We asked Umra what inspired her to found the NGO.
Umra: It could have been because of the early years raised by my matriarch of a grandmother in a dusty village off the northern coast of Kenya. Perhaps it was due to inhaling the gentle air of very grounded parents to whom education is a non-negotiable. Or is it the United World College education that erases all human constructed boundaries in the name of social justice. Or simply just being a mother.
To this date, I am not quite sure of where the thirst for change in my world comes from but one thing that I do know with certainty is that “I am because we are”.
Safari Doctors started because while visiting home, after a decade of living overseas, I connected to human suffering juxtaposed to the endless possibilities of hope, and I saw myself as a piece of this puzzle. This initiative started because in every brightly clad mother, I saw the same dreams that I wanted for my two children Bwana and Azza – health and playful happiness. So if we could travel every month to remote corners of my motherland to advance immunisations, get family planning options available to women, build playgrounds for the human balls of energy, host football tournaments for disenfranchised youth, and whatever else that we could – then why not. My purpose finally found me.

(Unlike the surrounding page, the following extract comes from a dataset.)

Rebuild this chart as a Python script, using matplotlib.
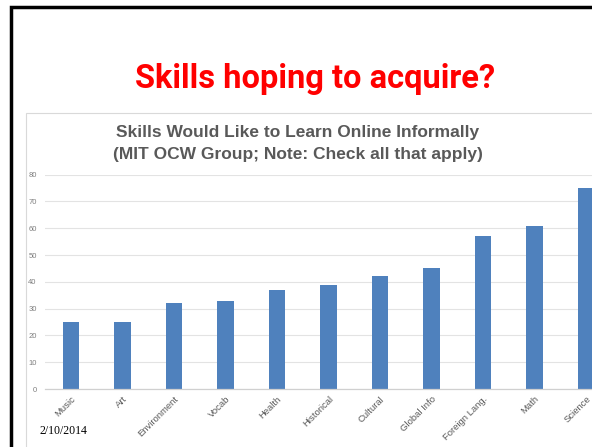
import matplotlib
matplotlib.use("Agg")
import matplotlib.pyplot as plt
from matplotlib.patches import Rectangle

categories = ["Music", "Art", "Environment", "Vocab", "Health", "Historical",
              "Cultural", "Global Info", "Foreign Lang.", "Math", "Science"]
values = [25, 25, 32, 33, 37, 39, 42, 45, 57, 61, 75]
yticks = [0, 10, 20, 30, 40, 50, 60, 70, 80]

W, H = 592, 447
fig = plt.figure(figsize=(W / 100, H / 100), dpi=100)
fig.patch.set_facecolor("white")

def px(x, y):
    return x / W, 1 - y / H

# slide border
fig.add_artist(Rectangle(px(11, 500), 700 / W, (500 - 7) / H, transform=fig.transFigure,
                         fill=False, edgecolor="black", linewidth=2.5))
# chart area border
fig.add_artist(Rectangle(px(26, 500), 700 / W, (500 - 113) / H, transform=fig.transFigure,
                         fill=False, edgecolor="#D9D9D9", linewidth=0.8))

# slide title
fig.text(*px(315, 79), "Skills hoping to acquire?", color="#FF0000",
         fontsize=23.5, fontweight="bold", family="Roboto", ha="center", va="center")

# chart title
fig.text(*px(298, 132), "Skills Would Like to Learn Online Informally",
         color="#595959", fontsize=12.5, fontweight="bold", family="Liberation Sans",
         ha="center", va="center")
fig.text(*px(298, 155), "(MIT OCW Group; Note: Check all that apply)",
         color="#595959", fontsize=12.5, fontweight="bold", family="Liberation Sans",
         ha="center", va="center")

# date
fig.text(*px(40, 431), "2/10/2014", color="black", fontsize=8.5,
         family="Liberation Serif", ha="left", va="center")

left, right, top, bottom = 45, 612, 174.7, 389
ax = fig.add_axes([left / W, 1 - bottom / H, (right - left) / W, (bottom - top) / H])
x = list(range(len(categories)))
ax.bar(x, values, width=0.32, color="#4F81BD", zorder=3)
ax.set_xlim(-0.5, len(categories) - 0.5)
ax.set_ylim(0, 80)
ax.set_yticks(yticks)
ax.set_yticklabels([str(v) for v in yticks], fontsize=5.5, color="#7F7F7F",
                   family="Liberation Sans")
ax.set_xticks(x)
ax.set_xticklabels(categories, rotation=45, ha="right", rotation_mode="anchor",
                   fontsize=6.8, color="#595959", family="Liberation Sans")
ax.tick_params(axis="both", length=0)
ax.tick_params(axis="y", pad=6)
ax.tick_params(axis="x", pad=4)
ax.grid(axis="y", color="#E3E3E3", linewidth=0.8, zorder=0)
for s in ["top", "right", "left"]:
    ax.spines[s].set_visible(False)
ax.spines["bottom"].set_color("#D0D0D0")
ax.spines["bottom"].set_linewidth(0.9)
ax.spines["bottom"].set_zorder(4)

fig.savefig("out.png", dpi=100)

On one usual hot morning I received a phone call from a frantic father whose twenty-month-old baby had undergone two botched surgeries and needed urgent evacuation. Not too long ago, a young man dove in the shallow end of the pool and had what might have been a spinal injury – another phone call but this time in the middle of the night. A four-day old infant did not make it on time for his next breath as we spoke with his mother on the other end of the line. Then there was the young guy that we evacuated on our beloved boat Mama Daktari, he will survive the hippo attack, and so will the mother with a late miscarriage. The two swimmers that got caught by the current while we were at our staff retreat – one of them the team was able to resuscitate, the other was not so lucky.
“I do not take it lightly that I have access to opportunities in life that can change the life of another”
Being able to pick up such phone calls or walk into such situations in pursuit of life is a blessing that I cannot describe. I do not take it lightly that I have access to opportunities in life that can change the life of another – and this is why I do what I do every day in a place that I love so dearly with people that I respect so much.
We are able to make a difference in life not because we have a lot but because we care a whole lot more. As our dear friends of The Village Experience say, “we move forward by giving back”.